Manual Installation

If you wish to install HATCHet directly from this repository, the steps are a bit more involved.

Note that the complexity of manual installation is largely because the compute-cn step (determination of allele-specific copy numbers) of the HATCHet pipeline uses custom-written C++11 code that uses the Gurobi optimizer. If you do not have a valid Gurobi license (though it is easily available for users in academia), then the C++ parts of HATCHet do not necessarily need to be compiled, and you can read the Compiling HATCHet without the built-in Gurobi optimizer section of this page.

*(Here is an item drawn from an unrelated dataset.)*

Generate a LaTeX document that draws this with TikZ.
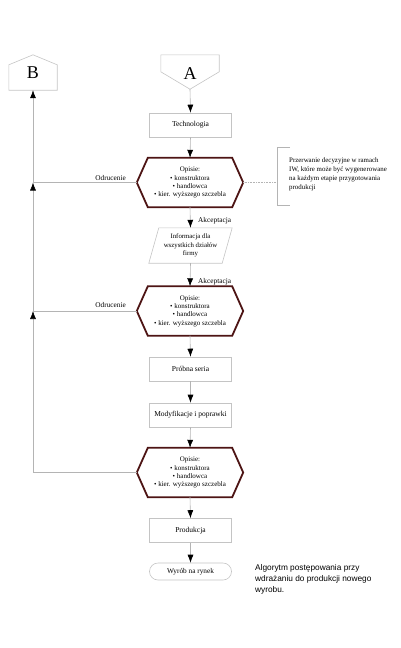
\documentclass[tikz,border=0pt]{standalone}
\usepackage{fontspec}
\setmainfont{Liberation Serif}
\newfontfamily\capfont{Liberation Sans}
\usetikzlibrary{arrows.meta,calc}
\definecolor{boxgrey}{HTML}{C4C4C4}
\definecolor{linegrey}{HTML}{B4B4B4}
\definecolor{maroon}{HTML}{4D1414}
\newcommand\hexoutline[1]{%
  \draw[hexline] (#1.west) -- ($(#1.north west)+(11,0)$) -- ($(#1.north east)+(-11,0)$)
    -- (#1.east) -- ($(#1.south east)+(-11,0)$) -- ($(#1.south west)+(11,0)$) -- cycle;}
\begin{document}
\begin{tikzpicture}[x=1pt,y=-1pt,
  box/.style={draw=boxgrey,line width=0.6pt,minimum width=82pt,minimum height=24pt,inner sep=0pt,font=\fontsize{7.5}{9}\selectfont},
  hexn/.style={minimum width=106pt,minimum height=49pt,inner sep=0pt,align=center,font=\fontsize{7}{8.2}\selectfont},
  hexline/.style={draw=maroon,line width=1.8pt,line join=miter},
  shapeline/.style={draw=boxgrey,line width=0.6pt},
  conn/.style={draw=linegrey,line width=0.6pt},
  arr/.style={conn,-{Latex[color=black,length=8pt,width=6pt]}},
  lbl/.style={font=\fontsize{7.3}{8}\selectfont,inner sep=0pt},
  big/.style={font=\fontsize{18}{18}\selectfont,inner sep=0pt}]
\useasboundingbox (0,0) rectangle (400,648);
% connectors B and A
\node[big,minimum width=48pt,minimum height=35pt] (B) at (33,72.5) {B};
\draw[shapeline] (B.south west) -- ($(B.north west)+(0,10)$) -- (B.north) -- ($(B.north east)+(0,10)$) -- (B.south east) -- cycle;
\node[big,minimum width=58pt,minimum height=34pt] (A) at (190,72) {};
\node[big] at (190,74) {A};
\draw[shapeline] (A.north west) -- (A.north east) -- ($(A.north east)+(0,17)$) -- (A.south) -- ($(A.north west)+(0,17)$) -- cycle;
% main column
\node[box] (tech) at (190.5,125) {Technologia};
\node[hexn] (h1) at (190,182.5) {Opisie:\\[0.3pt] • konstruktora\\ • handlowca\\ • kier. wyższego szczebla};
\hexoutline{h1}
\node[minimum width=83pt,minimum height=35pt,inner sep=0pt,align=center,font=\fontsize{6.8}{8.5}\selectfont] (inf) at (190.5,245.5) {Informacja dla\\ wszystkich działów\\ firmy};
\draw[shapeline] ($(inf.north west)+(10,0)$) -- (inf.north east) -- ($(inf.south east)+(-10,0)$) -- (inf.south west) -- cycle;
\node[hexn] (h2) at (190,311) {Opisie:\\[0.3pt] • konstruktora\\ • handlowca\\ • kier. wyższego szczebla};
\hexoutline{h2}
\node[box] (prob) at (190.5,369) {Próbna seria};
\node[box] (mod) at (190.5,415) {Modyfikacje i poprawki};
\node[hexn] (h3) at (190,472.5) {Opisie:\\[0.3pt] • konstruktora\\ • handlowca\\ • kier. wyższego szczebla};
\hexoutline{h3}
\node[box] (prod) at (190.5,530.5) {Produkcja};
\node[box,minimum height=17pt,rounded corners=8.5pt,font=\fontsize{7.3}{8}\selectfont] (wyr) at (190.5,571.5) {Wyrób na rynek};
% arrows
\draw[arr] (A.south) -- (tech.north);
\draw[arr] (tech.south) -- (h1.north);
\draw[arr] (h1.south) -- (inf.north);
\draw[arr] (inf.south) -- (h2.north);
\draw[arr] (h2.south) -- (prob.north);
\draw[arr] (prob.south) -- (mod.north);
\draw[arr] (mod.south) -- (h3.north);
\draw[arr] (h3.south) -- (prod.north);
\draw[arr] (prod.south) -- (wyr.north);
\node[lbl,anchor=base west] at (198,222) {Akceptacja};
\node[lbl,anchor=base west] at (198,283) {Akceptacja};
% rejection loop
\coordinate (j3) at (33,472.5);
\coordinate (j2) at (33,311);
\coordinate (j1) at (33,182.5);
\draw[conn] (h3.west) -- (j3);
\draw[arr] (j3) -- (j2);
\draw[conn] (h2.west) -- (j2);
\draw[arr] (j2) -- (j1);
\draw[conn] (h1.west) -- (j1);
\draw[arr] (j1) -- (B.south);
\node[lbl,anchor=base east] at (126,180) {Odrucenie};
\node[lbl,anchor=base east] at (126,307) {Odrucenie};
% bracket note
\coordinate (bt) at (277,147);
\coordinate (bb) at (277,205);
\coordinate (bm) at (277,182.5);
\draw[conn] ($(bt)+(13,0)$) -- (bt) -- (bb) -- ($(bb)+(13,0)$);
\draw[conn,densely dotted] (h1.east) -- (bm);
\node[anchor=north west,align=left,inner sep=0pt,font=\fontsize{6.9}{8.8}\selectfont] (note) at (289,158) {Przerwanie decyzyjne w ramach\\ IW, które może być wygenerowane\\ na każdym etapie przygotowania\\ produkcji};
% caption
\node[anchor=north west,align=left,inner sep=0pt,font=\capfont\fontsize{8.3}{11}\selectfont] (cap) at (255,564) {Algorytm postępowania przy\\ wdrażaniu do produkcji nowego\\ wyrobu.};
\end{tikzpicture}
\end{document}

Compiling HATCHet with the built-in Gurobi optimizer

The core optimization module of HATCHet is written in C++11 and thus requires a modern C++ compiler (GCC >= 4.8.1, or Clang). As long as you have a recent version of GCC or Clang installed, setuptools should automatically be able to download a recent version of cmake and compile the Hatchet code into a working package.

The installation process can be broken down into the following steps:

  1. Get Gurobi (v9.0.2)

    The coordinate-method applied by HATCHet is based on several integer linear programming (ILP) formulations. Gurobi is a commercial ILP solver with two licensing options: (1) a single-host license where the license is tied to a single computer and (2) a network license for use in a compute cluster (using a license server in the cluster). Both options are freely and easily available for users in academia. Download Gurobi for your specific platform.

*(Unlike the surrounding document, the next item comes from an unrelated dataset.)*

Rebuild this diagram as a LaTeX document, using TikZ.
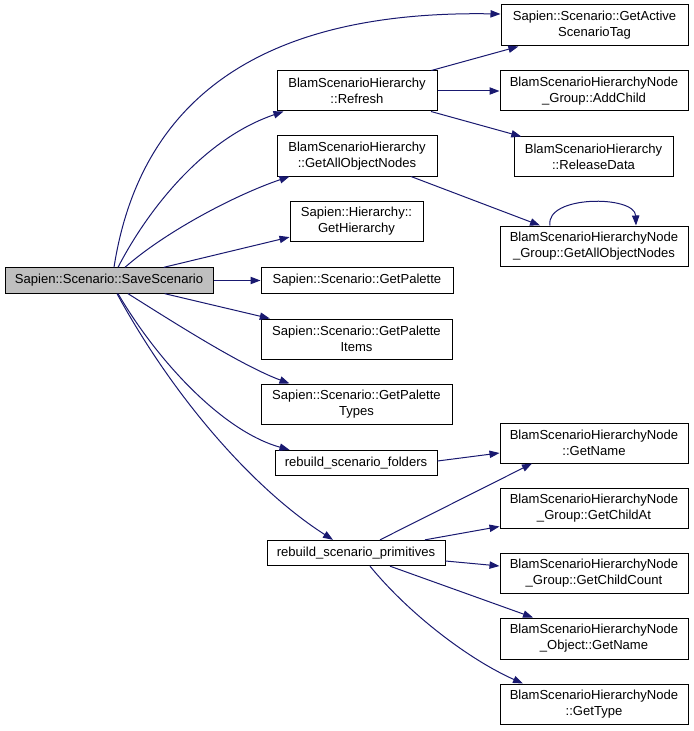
\documentclass[tikz,border=0pt]{standalone}
\usepackage{fontspec}
\setmainfont{Liberation Sans}
\definecolor{linkcol}{RGB}{25,25,112}
\definecolor{mainfill}{RGB}{191,191,191}
\usetikzlibrary{arrows.meta, calc}

\begin{document}
\begin{tikzpicture}[x=0.75pt, y=-0.75pt,
        box/.style={draw=black, line width=0.75pt, fill=white, align=center, inner sep=0pt, minimum height=30pt, font=\fontsize{9.8}{12}\selectfont},
        onebox/.style={box, minimum height=19pt},
        arr/.style={-{Triangle[length=7.5pt,width=5.5pt]}, line width=0.75pt, linkcol}
    ]
        \useasboundingbox (0,0) rectangle (693,731);
        % caller
        \node[onebox, fill=mainfill, minimum width=156pt] (m) at (109,280.5) {Sapien::Scenario::SaveScenario};
        % second column
        \node[box, minimum width=120pt] (refresh) at (357,91) {BlamScenarioHierarchy\\::Refresh};
        \node[box, minimum width=120pt] (getall) at (357,156) {BlamScenarioHierarchy\\::GetAllObjectNodes};
        \node[box, minimum width=99.75pt] (hier) at (356.5,221) {Sapien::Hierarchy::\\GetHierarchy};
        \node[onebox, minimum width=144pt] (palette) at (357,280.5) {Sapien::Scenario::GetPalette};
        \node[box, minimum width=143.25pt] (items) at (356.5,339) {Sapien::Scenario::GetPalette\\Items};
        \node[box, minimum width=143.25pt] (types) at (356.5,404) {Sapien::Scenario::GetPalette\\Types};
        \node[onebox, minimum width=121.5pt] (folders) at (356,463) {rebuild\_scenario\_folders};
        \node[onebox, minimum width=133.5pt] (prims) at (356,553) {rebuild\_scenario\_primitives};
        % third column
        \node[box, minimum width=140.25pt, minimum height=30.75pt] (tag) at (594.5,25.5) {Sapien::Scenario::GetActive\\ScenarioTag};
        \node[box, minimum width=141pt] (addchild) at (594,91) {BlamScenarioHierarchyNode\\\_Group::AddChild};
        \node[box, minimum width=119.25pt, minimum height=29.25pt] (release) at (593.5,156.5) {BlamScenarioHierarchy\\::ReleaseData};
        \node[box, minimum width=141pt] (gall) at (594,246) {BlamScenarioHierarchyNode\\\_Group::GetAllObjectNodes};
        \node[box, minimum width=141pt] (gname) at (594,443) {BlamScenarioHierarchyNode\\::GetName};
        \node[box, minimum width=141pt] (childat) at (594,508) {BlamScenarioHierarchyNode\\\_Group::GetChildAt};
        \node[box, minimum width=141pt] (childcount) at (594,573) {BlamScenarioHierarchyNode\\\_Group::GetChildCount};
        \node[box, minimum width=141pt, minimum height=30.75pt] (objname) at (594,638.5) {BlamScenarioHierarchyNode\\\_Object::GetName};
        \node[box, minimum width=141pt] (gtype) at (594,704) {BlamScenarioHierarchyNode\\::GetType};
        % calls from SaveScenario
        \draw[arr] ($(m.north)+(5,0)$) .. controls (140,100) and (260,10) .. ($(tag.west)+(0,-11.5)$);
        \draw[arr] ($(m.north)+(9,0)$) .. controls (145,215) and (200,140) .. ($(refresh.south west)+(7,0)$);
        \draw[arr] ($(m.north)+(16,0)$) .. controls (165,232) and (235,195) .. ($(getall.south west)+(13,0)$);
        \draw[arr] (m) -- (hier);
        \draw[arr] (m) -- (palette);
        \draw[arr] (m) -- (items);
        \draw[arr] ($(m.south)+(19,0)$) .. controls (170,320) and (240,365) .. ($(types.north west)+(29,0)$);
        \draw[arr] ($(m.south)+(9,0)$) .. controls (160,365) and (225,432) .. ($(folders.north west)+(15,0)$);
        \draw[arr] ($(m.south)+(8,0)$) .. controls (175,400) and (255,490) .. ($(prims.north)+(-23,0)$);
        % second level
        \draw[arr] (refresh) -- (tag);
        \draw[arr] (refresh) -- (addchild);
        \draw[arr] (refresh) -- (release);
        \draw[arr] (getall) -- (gall);
        \draw[arr] ($(gall.north)+(-44,0)$) .. controls (545,195) and (635,195) .. ($(gall.north)+(42,0)$);
        \draw[arr] ($(folders.east)+(0,-2)$) -- ($(gname.west)+(0,10)$);
        \draw[arr] ($(prims.north)+(24,0)$) -- ($(gname.south)+(-62,0)$);
        \draw[arr] ($(prims.north)+(69,0)$) -- ($(childat.south west)+(0,-2)$);
        \draw[arr] ($(prims.east)+(0,8)$) -- ($(childcount.west)+(0,-7)$);
        \draw[arr] ($(prims.south)+(34,0)$) -- ($(objname.north)+(-61,0)$);
        \draw[arr] ($(prims.south)+(14,0)$) .. controls (410,615) and (470,660) .. ($(gtype.north)+(-71,0)$);
    \end{tikzpicture}
\end{document}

  2. Set GUROBI_HOME environment variable

    $ export GUROBI_HOME=/path/to/gurobi902
    

    Set GUROBI_HOME to where you download Gurobi. Here XXX is the 3-digit version of gurobi.

  3. Build Gurobi

    $ cd "${GUROBI_HOME}"
    $ cd linux64/src/build/
    $ make
    $ cp libgurobi_c++.a ../../lib
    

    Substitute mac64 for linux64 if using the Mac OSX platform.

  4. Create a new venv/conda environment for Hatchet

    Hatchet is a Python 3 package. Unless you want to compile/install it in your default Python 3 environment, you will want to create either a new Conda environment for Python 3 and activate it:

    conda create --name hatchet python=3.8
    conda activate hatchet
    

    or use virtualenv through pip:

    python3 -m pip virtualenv env
    source env/bin/activate
    
  5. Install basic packages

    It is highly recommended that you upgrade your pip and setuptools versions to the latest, using:

    pip install -U pip
    pip install -U setuptools
    
  6. Build and install HATCHet

    Execute the following commands from the root of HATCHet’s repository.

    $ pip install .
    

    NOTE: If you experience a failure of compilation with an error message like:

    _undefined reference to symbol 'pthread_create@@GLIBC_2.2.5'_.
    

    you may need to set CXXFLAGS to -pthread before invoking the command:

    $ CXXFLAGS=-pthread pip install .
    

    When the compilation process fails or when the environment has special requirements, you may have to manually specify the required paths to Gurobi by following the detailed intructions.

  7. Install required utilities

    For reading BAM files, read counting, allele counting, and SNP calling, you need to install SAMtools, BCFtools, and tabix as well as mosdepth. If you want to perform reference-based phasing, you must also install shapeit, picard, and bgzip. The easiest way to install these is via conda, as all are available from the bioconda channel (except shapeit which is available from channel dranew).

Compiling HATCHet without the built-in Gurobi optimizer

If you wish to use an alternate ILP optimizer, then you do not need a C++ compiler.

In this case, set the HATCHET_BUILD_NOEXT environment variable to 1 (using export HATCHET_BUILD_NOEXT=1), set the environment variable HATCHET_COMPUTE_CN_SOLVER to a Pyomo-supported solver (see the Using a different Pyomo-supported solver section of the README for more details) and proceed directly to step (4) above.